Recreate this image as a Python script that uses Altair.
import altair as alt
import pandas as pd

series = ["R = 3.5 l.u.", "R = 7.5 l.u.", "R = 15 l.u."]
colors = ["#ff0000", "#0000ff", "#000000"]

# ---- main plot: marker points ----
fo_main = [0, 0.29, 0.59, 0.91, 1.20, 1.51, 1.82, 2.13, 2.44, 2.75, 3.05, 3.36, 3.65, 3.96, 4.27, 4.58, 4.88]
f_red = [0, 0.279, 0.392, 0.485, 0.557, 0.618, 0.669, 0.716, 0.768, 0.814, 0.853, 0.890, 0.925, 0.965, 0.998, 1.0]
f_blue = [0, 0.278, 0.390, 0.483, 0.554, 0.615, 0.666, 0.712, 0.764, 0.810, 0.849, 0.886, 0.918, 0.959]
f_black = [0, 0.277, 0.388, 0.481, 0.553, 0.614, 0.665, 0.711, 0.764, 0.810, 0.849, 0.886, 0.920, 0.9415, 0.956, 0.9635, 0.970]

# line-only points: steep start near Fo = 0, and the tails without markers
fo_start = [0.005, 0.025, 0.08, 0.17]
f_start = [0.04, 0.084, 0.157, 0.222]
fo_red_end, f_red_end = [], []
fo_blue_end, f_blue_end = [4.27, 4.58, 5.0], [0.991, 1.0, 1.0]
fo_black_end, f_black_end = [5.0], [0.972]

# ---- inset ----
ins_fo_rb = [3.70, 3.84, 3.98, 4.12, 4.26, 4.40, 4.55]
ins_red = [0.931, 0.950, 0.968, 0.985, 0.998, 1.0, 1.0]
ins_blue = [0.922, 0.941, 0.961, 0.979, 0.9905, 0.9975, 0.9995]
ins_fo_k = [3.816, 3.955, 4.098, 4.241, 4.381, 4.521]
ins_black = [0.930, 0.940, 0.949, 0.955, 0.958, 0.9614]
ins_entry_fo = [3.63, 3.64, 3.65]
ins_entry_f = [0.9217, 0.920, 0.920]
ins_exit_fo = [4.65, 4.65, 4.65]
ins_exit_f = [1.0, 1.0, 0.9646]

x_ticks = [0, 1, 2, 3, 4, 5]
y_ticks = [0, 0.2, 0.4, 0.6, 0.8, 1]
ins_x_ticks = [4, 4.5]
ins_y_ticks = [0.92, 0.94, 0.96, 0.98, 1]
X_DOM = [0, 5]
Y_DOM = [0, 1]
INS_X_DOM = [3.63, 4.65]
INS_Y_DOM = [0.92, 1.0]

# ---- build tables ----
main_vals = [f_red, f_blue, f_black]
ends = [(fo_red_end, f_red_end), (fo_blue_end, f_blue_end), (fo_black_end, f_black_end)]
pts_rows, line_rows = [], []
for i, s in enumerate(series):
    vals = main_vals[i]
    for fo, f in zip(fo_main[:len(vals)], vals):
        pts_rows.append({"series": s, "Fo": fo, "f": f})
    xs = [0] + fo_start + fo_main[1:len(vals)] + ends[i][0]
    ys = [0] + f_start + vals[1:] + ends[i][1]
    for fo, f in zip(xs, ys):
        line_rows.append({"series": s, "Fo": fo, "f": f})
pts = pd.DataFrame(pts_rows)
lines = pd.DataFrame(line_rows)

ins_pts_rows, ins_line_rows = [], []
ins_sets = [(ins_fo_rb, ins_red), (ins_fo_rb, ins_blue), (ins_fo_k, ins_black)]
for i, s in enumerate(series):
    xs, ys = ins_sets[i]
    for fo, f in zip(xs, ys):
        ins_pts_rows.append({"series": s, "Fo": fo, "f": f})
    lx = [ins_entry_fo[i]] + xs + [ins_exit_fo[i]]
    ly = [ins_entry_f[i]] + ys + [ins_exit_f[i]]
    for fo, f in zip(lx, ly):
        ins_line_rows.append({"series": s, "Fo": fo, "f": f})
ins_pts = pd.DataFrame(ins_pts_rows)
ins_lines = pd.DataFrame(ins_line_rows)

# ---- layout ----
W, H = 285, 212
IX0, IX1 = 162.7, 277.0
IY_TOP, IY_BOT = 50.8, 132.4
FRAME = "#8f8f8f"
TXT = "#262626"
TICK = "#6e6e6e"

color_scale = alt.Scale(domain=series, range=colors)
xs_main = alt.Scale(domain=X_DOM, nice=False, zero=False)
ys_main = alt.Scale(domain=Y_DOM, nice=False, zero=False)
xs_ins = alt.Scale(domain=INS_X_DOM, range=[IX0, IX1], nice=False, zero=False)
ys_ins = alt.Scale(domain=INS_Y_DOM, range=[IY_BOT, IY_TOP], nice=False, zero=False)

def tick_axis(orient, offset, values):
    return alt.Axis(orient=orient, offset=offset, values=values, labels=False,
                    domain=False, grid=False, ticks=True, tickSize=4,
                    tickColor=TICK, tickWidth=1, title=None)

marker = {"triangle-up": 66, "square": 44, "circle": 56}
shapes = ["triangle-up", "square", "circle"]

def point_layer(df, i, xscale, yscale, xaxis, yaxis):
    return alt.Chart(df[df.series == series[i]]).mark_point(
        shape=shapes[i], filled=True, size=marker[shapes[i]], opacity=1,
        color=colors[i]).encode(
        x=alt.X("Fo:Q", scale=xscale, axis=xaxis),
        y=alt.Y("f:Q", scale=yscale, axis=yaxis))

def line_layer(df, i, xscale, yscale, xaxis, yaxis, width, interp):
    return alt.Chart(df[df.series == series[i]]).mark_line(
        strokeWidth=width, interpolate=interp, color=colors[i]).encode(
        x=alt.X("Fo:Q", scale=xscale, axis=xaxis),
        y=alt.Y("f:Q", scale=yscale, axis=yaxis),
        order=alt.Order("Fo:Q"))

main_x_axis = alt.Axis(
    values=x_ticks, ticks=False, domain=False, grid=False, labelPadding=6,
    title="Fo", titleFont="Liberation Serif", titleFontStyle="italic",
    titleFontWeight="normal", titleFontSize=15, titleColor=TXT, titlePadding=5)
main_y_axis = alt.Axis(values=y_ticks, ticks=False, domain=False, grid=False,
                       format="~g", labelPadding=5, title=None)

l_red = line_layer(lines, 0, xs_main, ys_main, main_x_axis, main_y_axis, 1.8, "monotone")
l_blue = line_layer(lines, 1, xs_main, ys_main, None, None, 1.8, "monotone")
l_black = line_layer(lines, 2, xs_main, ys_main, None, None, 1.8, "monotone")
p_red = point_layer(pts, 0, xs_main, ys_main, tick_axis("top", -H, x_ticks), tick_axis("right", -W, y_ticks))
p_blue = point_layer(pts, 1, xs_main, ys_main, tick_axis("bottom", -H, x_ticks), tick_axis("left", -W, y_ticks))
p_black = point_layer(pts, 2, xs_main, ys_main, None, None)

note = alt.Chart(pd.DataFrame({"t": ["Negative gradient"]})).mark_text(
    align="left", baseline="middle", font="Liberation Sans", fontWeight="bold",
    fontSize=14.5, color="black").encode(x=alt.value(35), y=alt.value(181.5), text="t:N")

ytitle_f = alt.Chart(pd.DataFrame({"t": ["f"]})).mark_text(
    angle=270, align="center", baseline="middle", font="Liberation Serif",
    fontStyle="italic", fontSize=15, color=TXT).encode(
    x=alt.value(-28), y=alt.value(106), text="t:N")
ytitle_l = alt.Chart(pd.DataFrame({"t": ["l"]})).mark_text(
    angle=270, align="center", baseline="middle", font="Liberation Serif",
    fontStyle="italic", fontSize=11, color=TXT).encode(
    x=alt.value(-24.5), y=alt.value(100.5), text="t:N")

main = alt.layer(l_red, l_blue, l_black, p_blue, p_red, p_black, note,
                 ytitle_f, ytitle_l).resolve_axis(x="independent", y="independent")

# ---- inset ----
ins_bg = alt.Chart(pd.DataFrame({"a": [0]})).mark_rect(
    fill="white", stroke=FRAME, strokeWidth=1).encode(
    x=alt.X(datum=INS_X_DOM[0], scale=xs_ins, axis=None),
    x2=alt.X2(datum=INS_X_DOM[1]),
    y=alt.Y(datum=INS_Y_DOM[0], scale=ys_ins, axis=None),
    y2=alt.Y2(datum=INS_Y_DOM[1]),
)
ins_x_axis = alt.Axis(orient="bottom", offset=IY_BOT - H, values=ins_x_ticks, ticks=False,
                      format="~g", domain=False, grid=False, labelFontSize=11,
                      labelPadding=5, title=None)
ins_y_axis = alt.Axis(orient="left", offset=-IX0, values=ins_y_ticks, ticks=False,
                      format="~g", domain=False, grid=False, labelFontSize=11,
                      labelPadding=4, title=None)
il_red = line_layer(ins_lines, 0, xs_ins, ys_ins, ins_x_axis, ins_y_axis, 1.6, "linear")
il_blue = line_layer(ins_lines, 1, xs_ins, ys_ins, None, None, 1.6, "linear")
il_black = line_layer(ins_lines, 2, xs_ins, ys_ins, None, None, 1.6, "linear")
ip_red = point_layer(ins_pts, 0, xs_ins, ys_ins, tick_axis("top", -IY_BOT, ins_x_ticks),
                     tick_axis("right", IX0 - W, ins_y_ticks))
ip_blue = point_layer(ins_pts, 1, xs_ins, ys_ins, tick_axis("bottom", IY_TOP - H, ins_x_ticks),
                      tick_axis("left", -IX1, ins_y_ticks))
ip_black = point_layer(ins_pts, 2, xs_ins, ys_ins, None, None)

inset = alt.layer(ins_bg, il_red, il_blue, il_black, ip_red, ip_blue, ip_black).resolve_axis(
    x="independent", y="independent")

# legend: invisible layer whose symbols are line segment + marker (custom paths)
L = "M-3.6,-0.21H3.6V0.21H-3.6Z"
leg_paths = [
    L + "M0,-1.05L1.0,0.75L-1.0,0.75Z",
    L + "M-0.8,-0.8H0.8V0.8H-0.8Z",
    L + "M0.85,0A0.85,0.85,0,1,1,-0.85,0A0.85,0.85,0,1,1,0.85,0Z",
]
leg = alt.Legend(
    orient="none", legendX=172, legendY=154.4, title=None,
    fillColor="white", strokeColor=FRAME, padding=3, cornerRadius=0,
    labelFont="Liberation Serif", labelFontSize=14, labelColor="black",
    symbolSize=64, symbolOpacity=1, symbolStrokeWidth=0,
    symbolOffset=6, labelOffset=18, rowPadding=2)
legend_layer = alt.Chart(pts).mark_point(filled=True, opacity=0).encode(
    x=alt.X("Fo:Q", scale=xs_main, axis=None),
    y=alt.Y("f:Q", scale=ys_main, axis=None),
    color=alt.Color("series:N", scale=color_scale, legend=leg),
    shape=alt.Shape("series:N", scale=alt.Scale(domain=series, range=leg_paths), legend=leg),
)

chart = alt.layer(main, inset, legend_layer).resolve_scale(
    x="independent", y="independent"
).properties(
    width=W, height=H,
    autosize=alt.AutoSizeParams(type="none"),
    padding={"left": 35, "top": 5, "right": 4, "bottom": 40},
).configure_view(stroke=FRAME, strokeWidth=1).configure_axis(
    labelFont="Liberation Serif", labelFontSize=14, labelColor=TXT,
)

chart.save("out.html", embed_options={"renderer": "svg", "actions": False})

--

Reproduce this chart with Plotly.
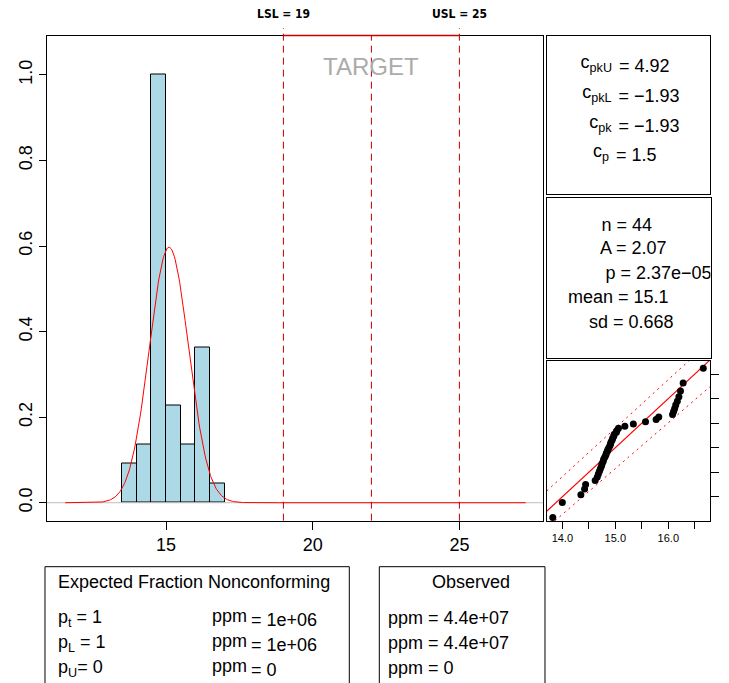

Written instruction:
Beginning with the line containing "Recreate this image" and ending with the line containing "ins_exit_f = [1.0, 1.0, 0.9646]", extract those lines exactly from the listing above, and only those.

Complete output:
Recreate this image as a Python script that uses Altair.
import altair as alt
import pandas as pd

series = ["R = 3.5 l.u.", "R = 7.5 l.u.", "R = 15 l.u."]
colors = ["#ff0000", "#0000ff", "#000000"]

# ---- main plot: marker points ----
fo_main = [0, 0.29, 0.59, 0.91, 1.20, 1.51, 1.82, 2.13, 2.44, 2.75, 3.05, 3.36, 3.65, 3.96, 4.27, 4.58, 4.88]
f_red = [0, 0.279, 0.392, 0.485, 0.557, 0.618, 0.669, 0.716, 0.768, 0.814, 0.853, 0.890, 0.925, 0.965, 0.998, 1.0]
f_blue = [0, 0.278, 0.390, 0.483, 0.554, 0.615, 0.666, 0.712, 0.764, 0.810, 0.849, 0.886, 0.918, 0.959]
f_black = [0, 0.277, 0.388, 0.481, 0.553, 0.614, 0.665, 0.711, 0.764, 0.810, 0.849, 0.886, 0.920, 0.9415, 0.956, 0.9635, 0.970]

# line-only points: steep start near Fo = 0, and the tails without markers
fo_start = [0.005, 0.025, 0.08, 0.17]
f_start = [0.04, 0.084, 0.157, 0.222]
fo_red_end, f_red_end = [], []
fo_blue_end, f_blue_end = [4.27, 4.58, 5.0], [0.991, 1.0, 1.0]
fo_black_end, f_black_end = [5.0], [0.972]

# ---- inset ----
ins_fo_rb = [3.70, 3.84, 3.98, 4.12, 4.26, 4.40, 4.55]
ins_red = [0.931, 0.950, 0.968, 0.985, 0.998, 1.0, 1.0]
ins_blue = [0.922, 0.941, 0.961, 0.979, 0.9905, 0.9975, 0.9995]
ins_fo_k = [3.816, 3.955, 4.098, 4.241, 4.381, 4.521]
ins_black = [0.930, 0.940, 0.949, 0.955, 0.958, 0.9614]
ins_entry_fo = [3.63, 3.64, 3.65]
ins_entry_f = [0.9217, 0.920, 0.920]
ins_exit_fo = [4.65, 4.65, 4.65]
ins_exit_f = [1.0, 1.0, 0.9646]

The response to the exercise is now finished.